Size of the instance (object) is depended how much variable are initialized in the given class and inherits classes.
|Asish Kumar Satpathy said: (Jul 23, 2012)|
|The moment the object of the given class is initialized, the reference to those functions inside both the interfaces will occupy the memory. In C#.Net reference is of 4bytes.
Hence 4Bytes*3(1st interface)+4Bytes*3(2nd interface)=24Bytes
|Lakshmi Reddy Yeluri said: (Aug 29, 2012)|
|Good explanation Asish Kumar.
|Manish said: (May 1, 2013)|
|Class is initialized only then only reference is made.
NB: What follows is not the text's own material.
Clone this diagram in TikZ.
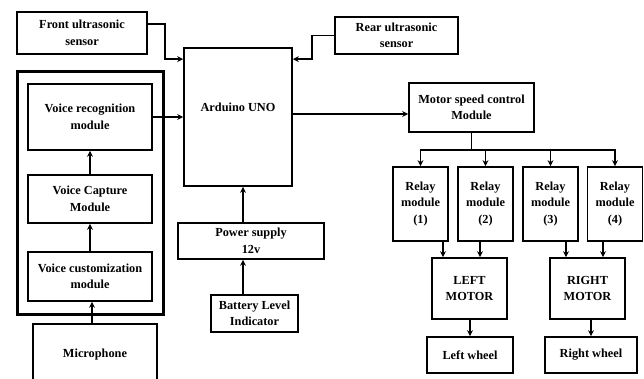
\documentclass[tikz,border=0pt]{standalone}
\usepackage{fontspec}
\setmainfont{Liberation Serif}
\usetikzlibrary{arrows.meta}
\tikzset{
  box/.style={draw, line width=1.7pt, rectangle, align=center, inner sep=1pt,
    font=\bfseries\fontsize{12.3}{16.5}\selectfont},
  frame/.style={draw, line width=3pt, rectangle, inner sep=0pt},
  arr/.style={line width=1.7pt, -{Stealth[length=6pt,width=6pt]}},
  ln/.style={line width=1.7pt}
}
\begin{document}
\begin{tikzpicture}[x=1pt,y=-1pt]
\clip (0,0) rectangle (644,379);
\fill[white] (0,0) rectangle (644,379);
% left column
\node[frame, minimum width=146pt, minimum height=242pt] (frm) at (90,193) {};
\node[box, minimum width=124pt, minimum height=66pt] (vr) at (90,117) {Voice recognition\\module};
\node[box, minimum width=124pt, minimum height=48pt] (vc) at (90,199) {Voice Capture\\Module};
\node[box, minimum width=124pt, minimum height=49pt] (vcu) at (90,276.5) {Voice customization\\module};
\node[box, minimum width=124pt, minimum height=62pt] (mic) at (95,355) {Microphone};
\node[box, minimum width=130pt, minimum height=42pt] (front) at (82,33) {Front ultrasonic\\sensor};
% centre
\node[box, minimum width=108pt, minimum height=138pt, text depth=20pt] (ard) at (238,117) {Arduino UNO};
\node[box, minimum width=146pt, minimum height=36pt] (pw) at (251,241) {Power supply\\12v};
\node[box, minimum width=87pt, minimum height=37pt] (bat) at (254.5,313.5) {Battery Level\\Indicator};
\node[box, minimum width=123pt, minimum height=37pt] (rear) at (396.5,35.5) {Rear ultrasonic\\sensor};
% right
\node[box, minimum width=125pt, minimum height=49pt] (msc) at (471.5,107.5) {Motor speed control\\Module};
\node[box, minimum width=55pt, minimum height=74pt] (r1) at (420.5,204) {Relay\\module\\(1)};
\node[box, minimum width=55pt, minimum height=74pt] (r2) at (485.5,204) {Relay\\module\\(2)};
\node[box, minimum width=55pt, minimum height=74pt] (r3) at (550.5,204) {Relay\\module\\(3)};
\node[box, minimum width=55pt, minimum height=74pt] (r4) at (615,204) {Relay\\module\\(4)};
\node[box, minimum width=75pt, minimum height=61pt] (lm) at (469.5,288.5) {LEFT\\MOTOR};
\node[box, minimum width=75pt, minimum height=61pt] (rm) at (587.5,288.5) {RIGHT\\MOTOR};
\node[box, minimum width=86pt, minimum height=36pt] (lw) at (470,355) {Left wheel};
\node[box, minimum width=92pt, minimum height=36pt] (rw) at (591,355) {Right wheel};
% connectors
\coordinate (fk) at (165,24);
\coordinate (rk) at (312,35.5);
\coordinate (br) at (471.5,150);
\draw[arr] ([yshift=9pt]front.east) -- (fk) |- ([yshift=-12pt]ard.north west);
\draw[arr] (rear.west) -- (rk) |- ([yshift=-12pt]ard.north east);
\draw[arr] (vr.east) -- (ard.west);
\draw[arr] (vc.north) -- (vr.south);
\draw[arr] (vcu.north) -- (vc.south);
\draw[arr] ([xshift=-3pt]mic.north) -- ([xshift=2pt]vcu.south);
\draw[arr] ([xshift=-8pt]pw.north) -- ([xshift=5pt]ard.south);
\draw[arr] ([xshift=-11.5pt]bat.north) -- ([xshift=-8pt]pw.south);
\draw[arr] ([yshift=3pt]ard.east) -- ([yshift=3pt]ard.east -| msc.west);
\draw[ln] (msc.south) -- (br);
\draw[arr] (br) -| (r1.north);
\draw[arr] (br) -| (r2.north);
\draw[arr] (br) -| (r3.north);
\draw[arr] (br) -| (r4.north);
\draw[arr] ([xshift=-26.5pt]lm.north |- r1.south) -- ([xshift=-26.5pt]lm.north);
\draw[arr] ([xshift=10.5pt]lm.north |- r2.south) -- ([xshift=10.5pt]lm.north);
\draw[arr] ([xshift=-21.5pt]rm.north |- r3.south) -- ([xshift=-21.5pt]rm.north);
\draw[arr] ([xshift=15.5pt]rm.north |- r4.south) -- ([xshift=15.5pt]rm.north);
\draw[arr] (lm.south) -- (lw.north |- lm.south) -- (lw.north);
\draw[arr] (rw.north |- rm.south) -- (rw.north);
\end{tikzpicture}
\end{document}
So, how the class will be initialized?
How class will be initialized without object creation. I mean to say how this class will be called from main method?
|Bhanupriya Singh said: (Nov 27, 2013)|
|How can we identify that what is the size of method?|
|Nisha Gobi said: (Jan 22, 2014)|
|What is the method of finding the size of Method?|
|Parul said: (Apr 22, 2014)|
|In C#, for reference types (class, not struct), it is always equal to the size of a pointer (4 on 32 bit systems).
Since it has six methods in all, means size will be 6*4 = 24 bytes.
|Manas Sinha said: (Sep 2, 2014)|
|Its correct with 24 Bytes with 6*4 = 24 bytes way. And do not have to think about initialized or not, it is true that until initialized it will not occupy space, but this is not in the scope of the question. It says object created, does not say initialized or not!|
|Sharadbs said: (Sep 17, 2014)|
|As per http://stackoverflow.com/questions/3694423/size-of-a-class-object-in-net
For 32 bit it will be 24.
Quote taken from link says.
"classes have a memory minimum of 12 bytes and fields with reference types are 4 bytes on 32-bit systems and 8 bytes on 64-bit systems."
Is there any way to getting the size of heap through code?
I tried using int sizeInBytes = Marshal.SizeOf(typeof(MyClass));
It says 1 byte on 64-bit machine.
Somehow explained in http://msdn.microsoft.com/en-us/magazine/cc163791.aspx
But still I want to see the bytes through code.